幸いなことに職場の同僚で気の合う仲間を見つけることができたいので、メンバー探しでの苦労はありませんでした。
コミュニケーションを大事に
せっかく「一緒に創作をしたいと思える仲間」を集めても些細なことで問題になるのは勿体無いので、ここは結構気をつかっています。親しき仲にも礼儀あり、というやつです。大抵の問題はコミュニケーションのスレ違いから起こります。気持ちよく活動するために、日頃から以下の4つを大事にしています。
- お金周りはクリアに
- 思考を開示しよう
- お互いの成果を誉め合おう
- 定期的に口頭で話す
よくあるトラブルは「そんなの聞いてないよ」というヤツかと思います。もっと早く言ってくれたら、効率良く/クオリティ高く できたのに…と。日頃から "悩み" や "決まってないけど考えていること" を共有することによって、こういう問題を防いでいけるのではと思い、チャットではひたすら考えたことを垂れ流しています。また、週に1度は必ずボイスチャットなどで近況報告や雑談をしています。
サークル名の由来
由来は「遊び(すさび)」という言葉です。
すさび [0] 【荒▽び・遊▽び】 〔動詞「すさぶ」の連用形から〕① 物事の進んでいく勢いにまかせること。事の成り行きにまかせること。 「ある時はありの-に語らはで恋しきものと別れてぞ知る/古今六帖 5」 ② 心のおもむくままに物事をすること。慰み。遊び。すさみ。 「筆の-」 「老の-」 「はかなき-をも人まねに心をいるる事もあるに/源氏 帚木」 三省堂 大辞林 より
心のおもむくままに物事をすること。
この牧歌的な開放感こそ、趣味で創作を続けるのに相応しいスタンスと考えました。
また、遊びの「び」を「陽」にしたのには「陽が暮れるまで遊ぼう」というメッセージを込めています。ロゴのサイコロから伸びる長い影がそれを表現しています。
まとめ
- 創作は楽しい。創作活動を継続的に行う場が欲しかった。
- 作品のクオリティを高め、創作に対する動機付けを強めるためにサークルを立ち上げた。

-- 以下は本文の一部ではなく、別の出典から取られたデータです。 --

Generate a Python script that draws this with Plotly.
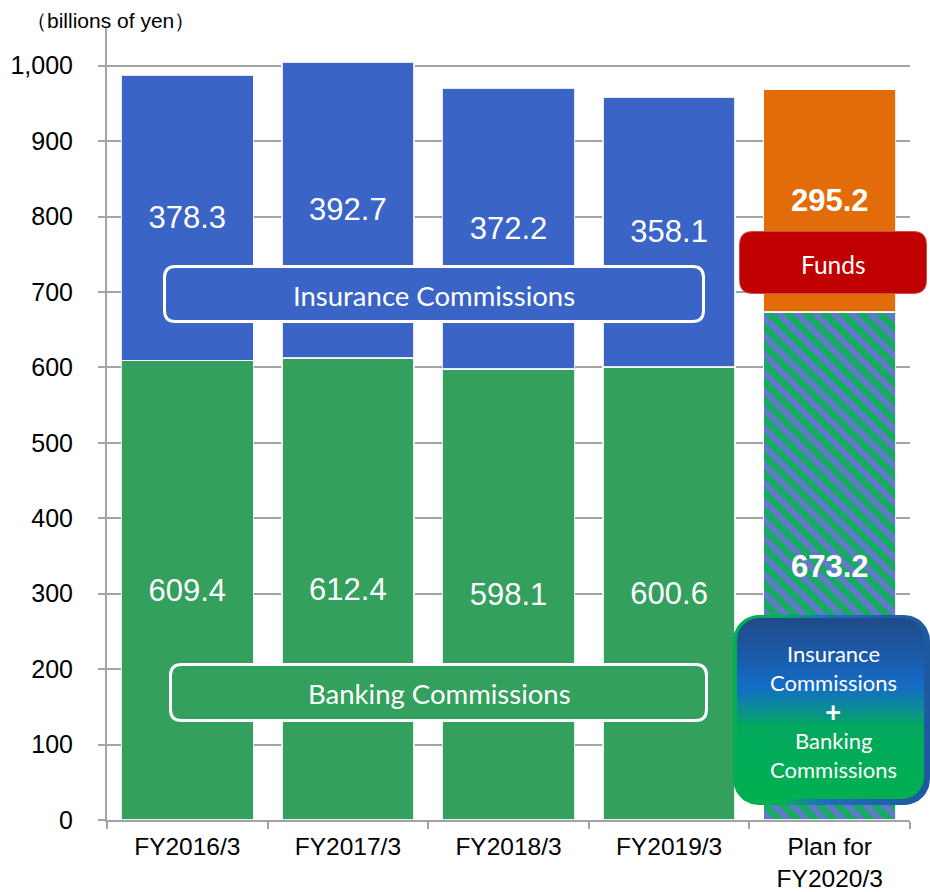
import numpy as np
import plotly.graph_objects as go

# ---- data (billions of yen) ----
categories = ["FY2016/3", "FY2017/3", "FY2018/3", "FY2019/3", "Plan for<br>FY2020/3"]
banking = [609.4, 612.4, 598.1, 600.6]
insurance = [378.3, 392.7, 372.2, 358.1]
plan_combined = [673.2]
plan_funds = [295.2]
y_ticks = [0, 100, 200, 300, 400, 500, 600, 700, 800, 900, 1000]

# ---- styling ----
BLUE = "#3A64C6"
GREEN = "#34A05E"
ORANGE = "#E36C0A"
RED = "#C00000"
GRID = "#A3A3A3"
NUM_FONT = "Liberation Sans, Arial, sans-serif"
BOX_FONT = "Lato, Open Sans, sans-serif"

W, H = 930, 892
ML, MR, MT, MB = 107, 0, 28, 72
PLOT_RIGHT = 910  # right end of the gridlines
x_dom_end = (PLOT_RIGHT - ML) / (W - ML - MR)


def rrect_path(x0, y0, x1, y1, r):
    """Rounded rectangle as an SVG path (pixel units, y downwards)."""
    return (f"M{x0 + r},{y0} L{x1 - r},{y0} Q{x1},{y0} {x1},{y0 + r} "
            f"L{x1},{y1 - r} Q{x1},{y1} {x1 - r},{y1} L{x0 + r},{y1} "
            f"Q{x0},{y1} {x0},{y1 - r} L{x0},{y0 + r} Q{x0},{y0} {x0 + r},{y0} Z")


def rrect_points(x0, y0, x1, y1, r, n=14):
    """Outline points of a rounded rectangle for a filled scatter trace."""
    xs, ys = [], []
    corners = [(x1 - r, y0 + r, -90, 0), (x1 - r, y1 - r, 0, 90),
               (x0 + r, y1 - r, 90, 180), (x0 + r, y0 + r, 180, 270)]
    for cx, cy, a0, a1 in corners:
        t = np.radians(np.linspace(a0, a1, n))
        xs.extend(cx + r * np.cos(t))
        ys.extend(cy + r * np.sin(t))
    xs.append(xs[0])
    ys.append(ys[0])
    return xs, ys


fig = go.Figure()

bar_line = dict(color="rgba(255,255,255,0.85)", width=1.5)
label_font = dict(size=31, color="white", family=NUM_FONT)

fig.add_trace(go.Bar(
    x=categories[:4], y=banking, name="Banking Commissions",
    marker=dict(color=GREEN, line=bar_line),
    text=[f"{v:.1f}" for v in banking], textposition="inside",
    insidetextanchor="middle", textangle=0, constraintext="none",
    textfont=label_font, hoverinfo="x+y"))

fig.add_trace(go.Bar(
    x=categories[:4], y=insurance, name="Insurance Commissions",
    marker=dict(color=BLUE, line=bar_line),
    text=[f"{v:.1f}" for v in insurance], textposition="inside",
    insidetextanchor="middle", textangle=0, constraintext="none",
    textfont=label_font, hoverinfo="x+y"))

fig.add_trace(go.Bar(
    x=categories[4:], y=plan_combined, name="Insurance + Banking Commissions",
    marker=dict(color="#1AA963", line=bar_line,
                pattern=dict(shape="\\", fillmode="replace", bgcolor="#17AA62",
                             fgcolor="#6776D2", size=13, solidity=0.42)),
    text=[f"<b>{v:.1f}</b>" for v in plan_combined], textposition="inside",
    insidetextanchor="middle", textangle=0, constraintext="none",
    textfont=label_font, hoverinfo="x+y"))

fig.add_trace(go.Bar(
    x=categories[4:], y=plan_funds, name="Funds",
    marker=dict(color=ORANGE, line=bar_line),
    text=[f"<b>{v:.1f}</b>" for v in plan_funds], textposition="inside",
    insidetextanchor="middle", textangle=0, constraintext="none",
    textfont=label_font, hoverinfo="x+y"))

# ---- gradient call-out box (drawn on a pixel-unit overlay subplot) ----
ox, oy = rrect_points(733, 615, 930, 805, 26)
fig.add_trace(go.Scatter(
    x=ox, y=oy, xaxis="x2", yaxis="y2", mode="lines", fill="toself",
    line=dict(width=0, color="rgba(0,0,0,0)"),
    fillgradient=dict(type="horizontal", start=733, stop=930,
                      colorscale=[[0, "#00B050"], [0.25, "#00B050"],
                                  [0.45, "#1E6FC0"], [1, "#1E58A0"]]),
    hoverinfo="skip", showlegend=False))

ix, iy = rrect_points(737, 618, 924, 799, 22)
fig.add_trace(go.Scatter(
    x=ix, y=iy, xaxis="x2", yaxis="y2", mode="lines", fill="toself",
    line=dict(width=0, color="rgba(0,0,0,0)"),
    fillgradient=dict(type="vertical", start=618, stop=799,
                      colorscale=[[0, "#1F4A8A"], [0.15, "#1D55A0"],
                                  [0.38, "#146CC6"], [0.5, "#0B8C96"],
                                  [0.6, "#02A85C"], [1, "#00B050"]]),
    hoverinfo="skip", showlegend=False))

shapes = [
    dict(type="path", xref="x2", yref="y2", layer="above",
         path=rrect_path(164.5, 266.5, 703.5, 321.5, 11),
         fillcolor=BLUE, line=dict(color="white", width=3)),
    dict(type="path", xref="x2", yref="y2", layer="above",
         path=rrect_path(170.5, 664.5, 706.5, 720.5, 11),
         fillcolor=GREEN, line=dict(color="white", width=3)),
    dict(type="path", xref="x2", yref="y2", layer="above",
         path=rrect_path(739.5, 231.5, 926.5, 293.5, 13),
         fillcolor=RED, line=dict(color="#D04848", width=1)),
]

box_txt = dict(color="white", family=BOX_FONT)
annotations = [
    dict(text="（billions of yen）", xref="paper", yref="paper",
         x=(110 - ML) / (W - ML - MR), y=(820 - 21) / (H - MT - MB),
         showarrow=False, font=dict(size=21, color="black", family=NUM_FONT),
         xanchor="center", yanchor="middle"),
    dict(text="Insurance Commissions", xref="x2", yref="y2", x=434, y=295,
         showarrow=False, font=dict(size=27.5, **box_txt)),
    dict(text="Banking Commissions", xref="x2", yref="y2", x=439, y=693,
         showarrow=False, font=dict(size=27.5, **box_txt)),
    dict(text="Funds", xref="x2", yref="y2", x=833, y=264,
         showarrow=False, font=dict(size=24.5, **box_txt)),
]
for txt, yy, sz in [("Insurance", 653, 22), ("Commissions", 682, 22),
                    ("<b>+</b>", 711, 28), ("Banking", 740, 22),
                    ("Commissions", 769, 22)]:
    annotations.append(dict(text=txt, xref="x2", yref="y2", x=833, y=yy,
                            showarrow=False, font=dict(size=sz, **box_txt)))

fig.update_layout(
    width=W, height=H,
    margin=dict(l=ML, r=MR, t=MT, b=MB, pad=0, autoexpand=False),
    paper_bgcolor="white", plot_bgcolor="rgba(0,0,0,0)",
    barmode="stack", bargap=0.178, showlegend=False,
    shapes=shapes, annotations=annotations,
    xaxis=dict(domain=[0, x_dom_end], type="category", categoryorder="array",
               categoryarray=categories, showline=True, linecolor=GRID,
               linewidth=2, ticks="outside", tickson="boundaries", ticklen=7,
               tickwidth=2, tickcolor=GRID, showgrid=False, automargin=False,
               tickfont=dict(size=24.5, color="black", family=NUM_FONT),
               ticklabelstandoff=4),
    yaxis=dict(range=[0, 1050], tickvals=y_ticks, tickformat=",d",
               showline=True, linecolor=GRID, linewidth=2, ticks="outside",
               ticklen=7, tickwidth=2, tickcolor=GRID, showgrid=True,
               gridcolor=GRID, gridwidth=2, zeroline=False, automargin=False,
               tickfont=dict(size=25, color="black", family=NUM_FONT),
               ticklabelstandoff=20),
    xaxis2=dict(domain=[0, 1], range=[ML, W - MR], anchor="y2",
                visible=False, fixedrange=True),
    yaxis2=dict(domain=[0, 1], range=[H - MB, MT], anchor="x2",
                visible=False, fixedrange=True),
)

fig.write_html("out.html")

- 「何をするかより誰とするか」を重視し、コミュニケーションを大事にする運営スタイル。
- サークル名には「心の赴くままに活動する」「陽が暮れるまで遊ぼう」という想いを込めた。
遊陽ゲームズはまだ走り出したばかりです。活動のアウトプット(ゲーム)において何を大事にしてどういう価値を届けていくのかは、ゲームを作り続けながら見つけたいと思います。まずは自分達が面白いと思うものを面白がりながら作っていきます。
以上です。ここまでお読み頂きありがとうございました。